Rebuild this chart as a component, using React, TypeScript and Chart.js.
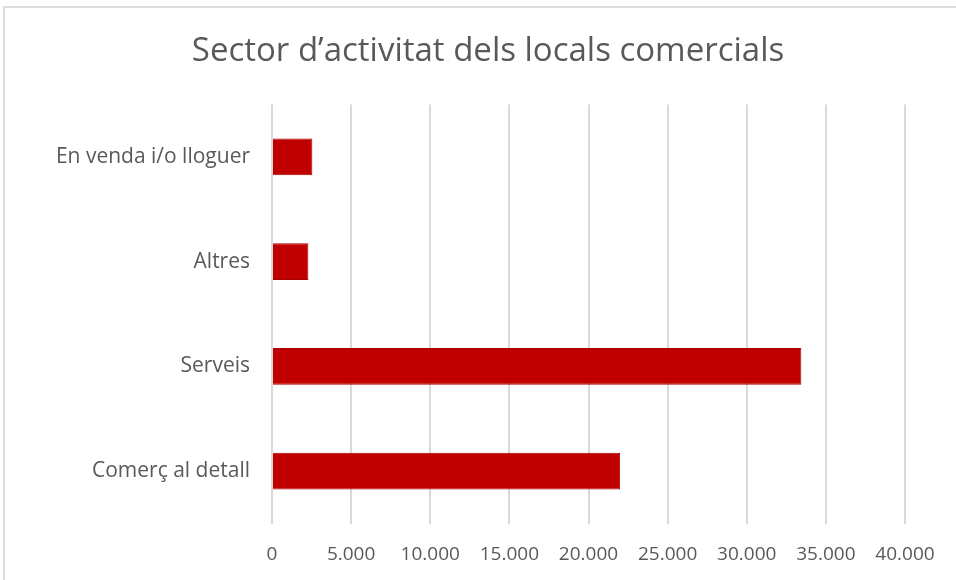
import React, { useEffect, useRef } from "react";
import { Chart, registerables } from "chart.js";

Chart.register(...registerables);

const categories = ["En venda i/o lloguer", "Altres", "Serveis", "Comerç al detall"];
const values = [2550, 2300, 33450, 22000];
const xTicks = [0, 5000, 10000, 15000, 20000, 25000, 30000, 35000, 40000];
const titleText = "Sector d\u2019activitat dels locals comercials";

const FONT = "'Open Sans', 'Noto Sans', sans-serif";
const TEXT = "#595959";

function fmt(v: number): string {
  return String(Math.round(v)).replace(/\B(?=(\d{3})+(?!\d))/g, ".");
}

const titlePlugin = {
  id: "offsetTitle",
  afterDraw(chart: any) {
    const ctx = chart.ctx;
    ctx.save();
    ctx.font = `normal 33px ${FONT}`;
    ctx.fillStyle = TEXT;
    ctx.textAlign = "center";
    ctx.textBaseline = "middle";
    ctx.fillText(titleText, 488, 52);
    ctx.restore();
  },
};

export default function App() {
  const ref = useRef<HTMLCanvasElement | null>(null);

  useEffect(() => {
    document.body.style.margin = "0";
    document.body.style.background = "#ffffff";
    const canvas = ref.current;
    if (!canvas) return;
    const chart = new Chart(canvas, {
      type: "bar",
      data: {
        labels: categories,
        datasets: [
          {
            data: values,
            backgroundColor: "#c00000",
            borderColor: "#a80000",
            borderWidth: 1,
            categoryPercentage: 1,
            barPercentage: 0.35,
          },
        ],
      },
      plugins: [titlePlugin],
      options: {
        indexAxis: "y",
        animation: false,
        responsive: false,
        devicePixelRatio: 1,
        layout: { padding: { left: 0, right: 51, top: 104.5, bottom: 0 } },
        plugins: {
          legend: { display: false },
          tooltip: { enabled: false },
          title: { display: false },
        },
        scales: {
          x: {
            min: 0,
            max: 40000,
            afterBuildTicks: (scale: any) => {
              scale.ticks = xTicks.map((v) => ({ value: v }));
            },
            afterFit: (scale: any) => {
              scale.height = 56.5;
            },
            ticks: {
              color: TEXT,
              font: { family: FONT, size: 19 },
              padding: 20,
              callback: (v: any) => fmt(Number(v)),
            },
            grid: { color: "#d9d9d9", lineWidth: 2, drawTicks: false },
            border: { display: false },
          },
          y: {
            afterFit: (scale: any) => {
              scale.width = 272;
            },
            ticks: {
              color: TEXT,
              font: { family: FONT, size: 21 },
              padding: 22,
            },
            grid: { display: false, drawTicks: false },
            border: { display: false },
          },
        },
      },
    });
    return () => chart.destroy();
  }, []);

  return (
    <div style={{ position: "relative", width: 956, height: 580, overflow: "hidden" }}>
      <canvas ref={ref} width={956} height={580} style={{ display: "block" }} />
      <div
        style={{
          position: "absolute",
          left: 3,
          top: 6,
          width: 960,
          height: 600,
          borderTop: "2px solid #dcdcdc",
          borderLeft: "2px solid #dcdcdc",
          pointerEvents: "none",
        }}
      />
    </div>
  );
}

..............................

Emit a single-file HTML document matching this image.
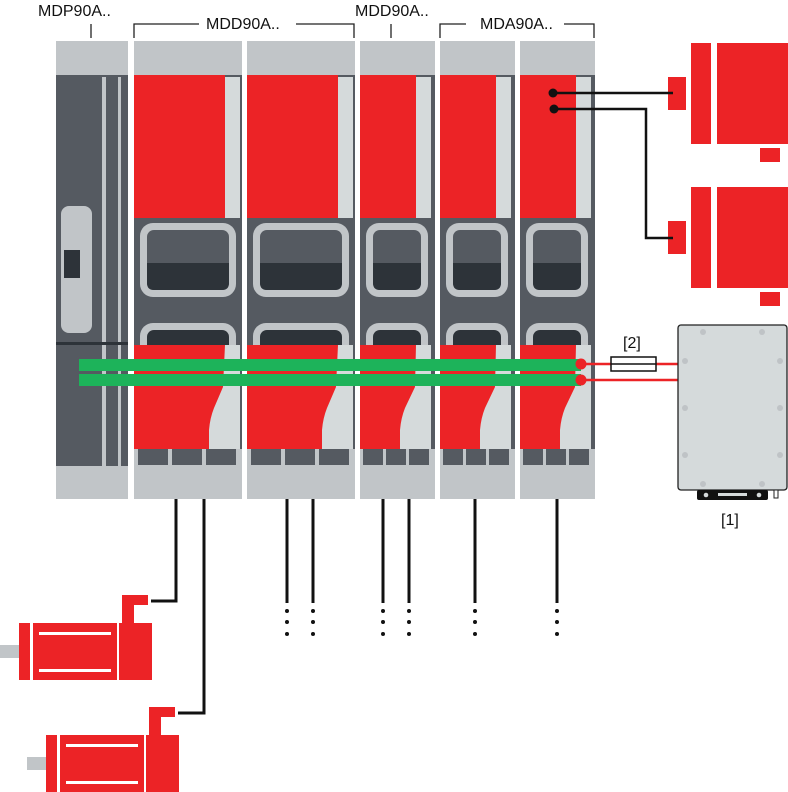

..............................

Exercise directions.
In the entries above, count each line holding "React" and report the total and nothing more.

Exercise result.
2